TASK DETAILS: Look through the data below. Pick out the lines holding the string "chart".

>> begin LISTING

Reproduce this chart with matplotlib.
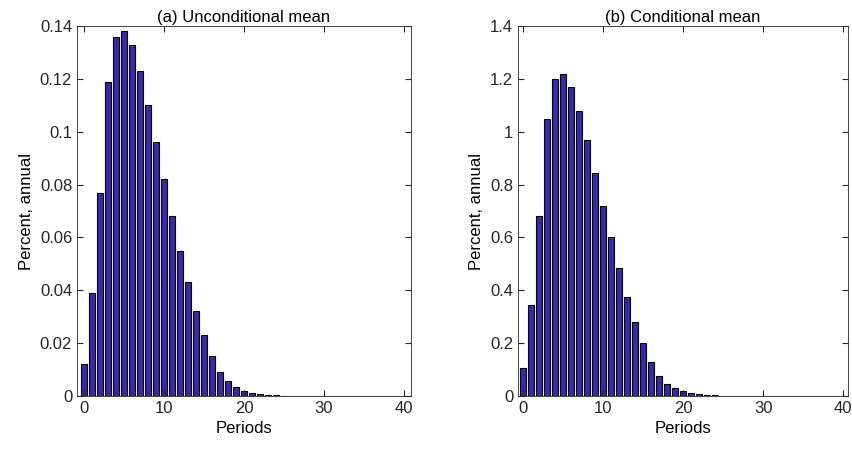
import numpy as np
import matplotlib.pyplot as plt

periods = np.arange(41)
uncond = [0.012, 0.039, 0.077, 0.119, 0.136, 0.138, 0.133, 0.123, 0.110, 0.096,
          0.082, 0.068, 0.055, 0.043, 0.032, 0.023, 0.015, 0.009, 0.0055, 0.0035,
          0.002, 0.0012, 0.0007, 0.0004, 0.00025, 0.00015, 0.0001, 0.00006, 0.00004, 0.00003,
          0.00002, 0.00001, 0.00001, 0.00001, 0.00001, 0.00001, 0.00001, 0.00001, 0.00001, 0.00001, 0.00001]
cond = [0.105, 0.345, 0.68, 1.05, 1.20, 1.22, 1.17, 1.08, 0.97, 0.845,
        0.72, 0.60, 0.485, 0.375, 0.28, 0.20, 0.13, 0.075, 0.045, 0.03,
        0.018, 0.011, 0.006, 0.004, 0.0025, 0.0015, 0.001, 0.0006, 0.0004, 0.0003,
        0.0002, 0.0001, 0.0001, 0.0001, 0.0001, 0.0001, 0.0001, 0.0001, 0.0001, 0.0001, 0.0001]

plt.rcParams['font.family'] = ['Liberation Sans', 'DejaVu Sans']
fig = plt.figure(figsize=(8.52, 4.49), dpi=100)
ax1 = fig.add_axes([77/852, 53/449, 334/852, 370/449])
ax2 = fig.add_axes([518/852, 53/449, 330/852, 370/449])

panels = [(ax1, uncond, '(a) Unconditional mean', 0.14, 0.02, (-0.9, 40.9)),
          (ax2, cond, '(b) Conditional mean', 1.4, 0.2, (-0.6, 40.6))]
for ax, vals, title, ymax, step, xl in panels:
    ax.bar(periods, vals, width=0.8, color='#3a28a8', edgecolor='black', linewidth=0.8)
    ax.set_xlim(*xl)
    ax.set_ylim(0, ymax)
    ax.set_xticks([0, 10, 20, 30, 40])
    ax.set_yticks(np.round(np.arange(0, ymax + step / 2, step), 3))
    ax.yaxis.set_major_formatter(plt.FuncFormatter(lambda v, p: ('%g' % v)))
    ax.tick_params(direction='in', top=True, right=True, labelsize=12, length=4, colors='#262626')
    for s in ax.spines.values():
        s.set_color('#262626')
        s.set_linewidth(0.6)
    ax.set_title(title, fontsize=12, pad=3)
    ax.set_xlabel('Periods', fontsize=12)
    ax.set_ylabel('Percent, annual', fontsize=12)

fig.savefig('out.png', dpi=100)
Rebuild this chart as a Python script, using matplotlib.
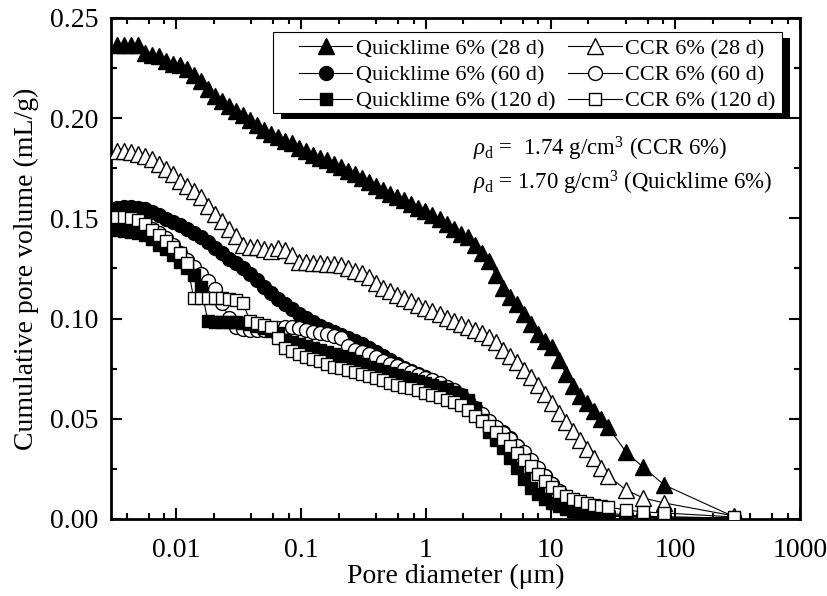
import matplotlib
matplotlib.use("Agg")
import matplotlib.pyplot as plt
from matplotlib.patches import Rectangle
from matplotlib.ticker import FixedLocator, LogLocator, MultipleLocator, FuncFormatter, NullFormatter

plt.rcParams["font.family"] = "Liberation Serif"
plt.rcParams["mathtext.fontset"] = "custom"
plt.rcParams["mathtext.rm"] = "Liberation Serif"
plt.rcParams["mathtext.it"] = "Liberation Serif:italic"

# pore diameters (um) shared by all MIP runs
diameter = [
    0.00333, 0.00379, 0.00431, 0.00491, 0.00559, 0.00636, 0.00724, 0.00824, 0.00938, 0.0107,
    0.0122, 0.0138, 0.0158, 0.0179, 0.0204, 0.0232, 0.0265, 0.0301, 0.0343, 0.0390,
    0.0444, 0.0506, 0.0575, 0.0655, 0.0746, 0.0849, 0.0966, 0.110, 0.125, 0.143,
    0.162, 0.185, 0.210, 0.239, 0.272, 0.310, 0.353, 0.402, 0.457, 0.521,
    0.593, 0.675, 0.768, 0.874, 0.995, 1.13, 1.29, 1.47, 1.67, 1.90,
    2.17, 2.47, 2.81, 3.19, 3.64, 4.14, 4.71, 5.36, 6.11, 6.95,
    7.91, 9.01, 10.3, 11.7, 13.3, 15.1, 17.2, 19.6, 22.3, 25.4,
    28.9, 40.3, 55.2, 81.5, 298.0,
]

# cumulative pore volume (mL/g)
ql_28 = [
    0.2365, 0.2365, 0.2365, 0.2365, 0.2325, 0.2315, 0.2310, 0.2285, 0.2270, 0.2265,
    0.2246, 0.2216, 0.2186, 0.2146, 0.2111, 0.2086, 0.2061, 0.2036, 0.2016, 0.1991,
    0.1966, 0.1941, 0.1921, 0.1906, 0.1886, 0.1876, 0.1851, 0.1836, 0.1816, 0.1801,
    0.1791, 0.1771, 0.1756, 0.1737, 0.1722, 0.1702, 0.1682, 0.1662, 0.1642, 0.1622,
    0.1607, 0.1592, 0.1572, 0.1552, 0.1537, 0.1517, 0.1497, 0.1472, 0.1447, 0.1422,
    0.1407, 0.1367, 0.1327, 0.1287, 0.1218, 0.1153, 0.1108, 0.1073, 0.1023, 0.0973,
    0.0923, 0.0888, 0.0858, 0.0793, 0.0724, 0.0664, 0.0614, 0.0579, 0.0539, 0.0499,
    0.0459, 0.0334, 0.0259, 0.0170, 0.0010,
]
ql_60 = [
    0.1552, 0.1557, 0.1557, 0.1552, 0.1547, 0.1532, 0.1517, 0.1497, 0.1482, 0.1467,
    0.1447, 0.1427, 0.1407, 0.1382, 0.1352, 0.1327, 0.1297, 0.1277, 0.1252, 0.1223,
    0.1193, 0.1158, 0.1128, 0.1098, 0.1073, 0.1048, 0.1023, 0.1003, 0.0983, 0.0963,
    0.0948, 0.0933, 0.0918, 0.0903, 0.0888, 0.0873, 0.0853, 0.0833, 0.0813, 0.0793,
    0.0773, 0.0753, 0.0739, 0.0724, 0.0709, 0.0694, 0.0674, 0.0654, 0.0629, 0.0604,
    0.0579, 0.0544, 0.0509, 0.0479, 0.0454, 0.0434, 0.0404, 0.0364, 0.0319, 0.0279,
    0.0245, 0.0215, 0.0175, 0.0140, 0.0110, 0.0080, 0.0060, 0.0045, 0.0030, 0.0025,
    0.0020, 0.0015, 0.0010, 0.0010, 0.0005,
]
ql_120 = [
    0.1442, 0.1437, 0.1432, 0.1427, 0.1417, 0.1397, 0.1367, 0.1347, 0.1317, 0.1282,
    0.1252, 0.1218, 0.1158, 0.0988, 0.0983, 0.0983, 0.0983, 0.0983, 0.0978, 0.0973,
    0.0963, 0.0953, 0.0938, 0.0928, 0.0893, 0.0883, 0.0873, 0.0863, 0.0853, 0.0843,
    0.0833, 0.0823, 0.0813, 0.0803, 0.0788, 0.0773, 0.0758, 0.0749, 0.0739, 0.0729,
    0.0719, 0.0709, 0.0699, 0.0689, 0.0679, 0.0669, 0.0659, 0.0649, 0.0634, 0.0619,
    0.0594, 0.0554, 0.0494, 0.0434, 0.0394, 0.0354, 0.0304, 0.0254, 0.0200, 0.0155,
    0.0125, 0.0100, 0.0080, 0.0065, 0.0050, 0.0040, 0.0030, 0.0025, 0.0020, 0.0015,
    0.0015, 0.0010, 0.0010, 0.0005, 0.0005,
]
ccr_28 = [
    0.1836, 0.1836, 0.1831, 0.1821, 0.1811, 0.1796, 0.1771, 0.1747, 0.1722, 0.1687,
    0.1662, 0.1637, 0.1607, 0.1562, 0.1522, 0.1487, 0.1447, 0.1412, 0.1367, 0.1357,
    0.1357, 0.1347, 0.1337, 0.1352, 0.1342, 0.1317, 0.1282, 0.1282, 0.1277, 0.1277,
    0.1272, 0.1272, 0.1267, 0.1252, 0.1238, 0.1228, 0.1208, 0.1178, 0.1153, 0.1138,
    0.1118, 0.1103, 0.1088, 0.1068, 0.1053, 0.1038, 0.1023, 0.1003, 0.0988, 0.0973,
    0.0958, 0.0943, 0.0928, 0.0908, 0.0883, 0.0843, 0.0813, 0.0783, 0.0744, 0.0709,
    0.0669, 0.0624, 0.0579, 0.0529, 0.0484, 0.0439, 0.0394, 0.0349, 0.0304, 0.0254,
    0.0215, 0.0145, 0.0105, 0.0080, 0.0015,
]
ccr_60 = [
    0.1507, 0.1507, 0.1502, 0.1492, 0.1472, 0.1447, 0.1427, 0.1402, 0.1367, 0.1327,
    0.1292, 0.1257, 0.1223, 0.1188, 0.1148, 0.1078, 0.1003, 0.0958, 0.0948, 0.0943,
    0.0943, 0.0943, 0.0948, 0.0953, 0.0958, 0.0958, 0.0953, 0.0943, 0.0933, 0.0928,
    0.0923, 0.0913, 0.0903, 0.0863, 0.0843, 0.0833, 0.0823, 0.0808, 0.0788, 0.0773,
    0.0763, 0.0749, 0.0734, 0.0719, 0.0704, 0.0694, 0.0679, 0.0659, 0.0644, 0.0619,
    0.0589, 0.0554, 0.0524, 0.0489, 0.0459, 0.0429, 0.0399, 0.0364, 0.0334, 0.0294,
    0.0254, 0.0215, 0.0175, 0.0140, 0.0110, 0.0090, 0.0070, 0.0055, 0.0045, 0.0035,
    0.0030, 0.0020, 0.0015, 0.0010, 0.0005,
]
ccr_120 = [
    0.1507, 0.1507, 0.1502, 0.1492, 0.1472, 0.1442, 0.1417, 0.1387, 0.1357, 0.1327,
    0.1277, 0.1103, 0.1103, 0.1103, 0.1103, 0.1103, 0.1098, 0.1093, 0.1078, 0.0988,
    0.0978, 0.0968, 0.0958, 0.0903, 0.0853, 0.0838, 0.0823, 0.0808, 0.0798, 0.0788,
    0.0773, 0.0758, 0.0753, 0.0744, 0.0734, 0.0724, 0.0714, 0.0704, 0.0694, 0.0679,
    0.0669, 0.0659, 0.0654, 0.0644, 0.0629, 0.0619, 0.0609, 0.0594, 0.0584, 0.0569,
    0.0544, 0.0514, 0.0489, 0.0464, 0.0434, 0.0399, 0.0364, 0.0329, 0.0294, 0.0264,
    0.0225, 0.0190, 0.0160, 0.0135, 0.0115, 0.0100, 0.0090, 0.0080, 0.0070, 0.0065,
    0.0060, 0.0045, 0.0035, 0.0030, 0.0010,
]

x_ticks = [0.01, 0.1, 1, 10, 100, 1000]

fig = plt.figure(figsize=(8.27, 5.96), dpi=100)
ax = fig.add_axes([0.1342, 0.1292, 0.8332, 0.8406])

# (values, marker, size, filled, label)
series = [
    (ql_28, "^", 11.5, True, "Quicklime 6% (28 d)"),
    (ccr_28, "^", 11.5, False, "CCR 6% (28 d)"),
    (ql_60, "o", 10, True, "Quicklime 6% (60 d)"),
    (ccr_60, "o", 10, False, "CCR 6% (60 d)"),
    (ql_120, "s", 9.3, True, "Quicklime 6% (120 d)"),
    (ccr_120, "s", 9.3, False, "CCR 6% (120 d)"),
]
handles = {}
for i, (vals, mk, ms, filled, label) in enumerate(series):
    h, = ax.plot(diameter, vals, color="black", lw=0.8, marker=mk, ms=ms,
                 mfc="black" if filled else "white", mec="black", mew=1.0,
                 label=label, zorder=3 + i)
    handles[label] = h

ax.set_xscale("log")
ax.set_xlim(0.003, 1000)
ax.set_ylim(0, 0.25)

ax.xaxis.set_major_locator(FixedLocator(x_ticks))
ax.xaxis.set_major_formatter(FuncFormatter(lambda v, p: "%g" % v))
ax.xaxis.set_minor_locator(LogLocator(base=10, subs=(2, 4, 6, 8), numticks=20))
ax.xaxis.set_minor_formatter(NullFormatter())
ax.yaxis.set_major_locator(MultipleLocator(0.05))
ax.yaxis.set_minor_locator(MultipleLocator(0.025))
ax.yaxis.set_major_formatter(FuncFormatter(lambda v, p: "%.2f" % v))

ax.tick_params(which="both", direction="in", top=True, right=True, width=1.5, labelsize=20)
ax.tick_params(which="major", length=8, pad=9)
ax.tick_params(axis="x", which="major", pad=14)
ax.tick_params(which="minor", length=4)
for sp in ax.spines.values():
    sp.set_linewidth(2)

ax.set_xlabel("Pore diameter (\u03bcm)", fontsize=20, labelpad=0)
ax.set_ylabel("Cumulative pore volume (mL/g)", fontsize=20, labelpad=8)

# legend box with a solid drop shadow
box = (0.235, 0.810, 0.739, 0.162)
ax.add_patch(Rectangle((box[0] + 0.0116, box[1] - 0.012), box[2], box[3], transform=ax.transAxes,
                       fc="black", ec="black", lw=0, zorder=18, clip_on=False))
ax.add_patch(Rectangle(box[:2], box[2], box[3], transform=ax.transAxes,
                       fc="white", ec="black", lw=0.8, zorder=19, clip_on=False))

order = ["Quicklime 6% (28 d)", "Quicklime 6% (60 d)", "Quicklime 6% (120 d)",
         "CCR 6% (28 d)", "CCR 6% (60 d)", "CCR 6% (120 d)"]
leg = ax.legend([handles[k] for k in order], order, ncol=2, loc="upper right",
                bbox_to_anchor=(0.974, 0.972), fontsize=16, frameon=False,
                handlelength=2.4, handletextpad=0.15, columnspacing=0.6,
                labelspacing=0.25, borderpad=0.3, borderaxespad=0)
leg.set_zorder(20)

ax.text(0.525, 0.739, r"$\rho_{\rm d}$ =  1.74 g/cm$^3$ (CCR 6%)", transform=ax.transAxes,
        fontsize=16.5, va="center", ha="left")
ax.text(0.525, 0.671, r"$\rho_{\rm d}$ = 1.70 g/cm$^3$ (Quicklime 6%)", transform=ax.transAxes,
        fontsize=16.5, va="center", ha="left")

fig.savefig("out.png", dpi=100)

>> end LISTING

FULL RESPONSE:
Reproduce this chart with matplotlib.
Rebuild this chart as a Python script, using matplotlib.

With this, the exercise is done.